With our help, or based on some of your own thinking, this last step, when done incrementally over time, is going to pay dividends in bringing down your overall exposure levels, and ultimately make your environment more secure.
Incident Response with Cloud Insight Essentials
Let’s go back to those 3 things and see how we try to help
Here’s your recipe for handling incidents:
- Try to understand what was detected
- Get situated on the asset – what is it, where is it, who’s responsible for it?
- Now take your short-term actions – confirm the detection. If confirmed, contain the incident. Note down your initial root-cause analysis for your next step. You’re now ready to close the incident, and pivot to addressing the root-cause
- Take a breather and consider the improvements you’d like to make.

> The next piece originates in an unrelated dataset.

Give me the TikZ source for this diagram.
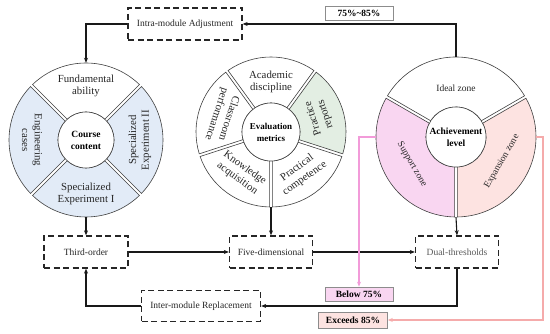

- Can you do it yourself, are empowered to do it, and it is an easy fix? Do it now.
- Does it take more time, involve more risk, and/or require you to get approval or work with other teams? Put it in your remediation plan, and track your plan, working with your partners in the organization.
Cloud Security Experts Included
“That sounds great, but I am totally not ready for this yet, and I’m understaffed.” This is something we see and hear from our customers every day. It still requires skill and expertise, and, you know, you also have a day job.
Here’s some ways forward if you still feel overwhelmed:
- Start with some incidents, and just review regularly. There is a middle ground between looking at every incident and doing nothing. You should start by regularly reviewing what comes through, and get a sense of what is hitting you. Cloud Insight Essentials offers a daily digest report of what we found. You could look at that, and see what is happening most. Then go to the GUI and pick one of those to evaluate. Set yourself a goal of looking at the top occurring incident, for that day. Then, two. Then, three. Consider which remediations suggested would work well for your organization. Is there one where you feel there is a lot of bang for the buck in terms of improvements? Try to get that one done.
- Create awareness with your peers and management. Talk to your peers and managers about what you’re finding, about the exposures you should be reducing. Use some of the other reports to create more awareness. Our experience is that incidents can be powerful teachable lessons that illustrate the need to resource an incident management and exposure practice. Security can sound abstract until you can show that it happens to you. Like – all the time. See what happens.
Get help. Alert Logic, as well as other providers offer additional services where we can help you with these processes, where Security Operations Center analysts will support you in this process, and take a load off your daily work. Consider some of the options, and think it through.
But get started. Today. The key thing is to get started on the journey. There is no sticking your head in the sand. This stuff is happening. Amazon GuardDuty gives you visibility on it, Alert Logic can help you make sense of it. Take a first step. We wish you good luck.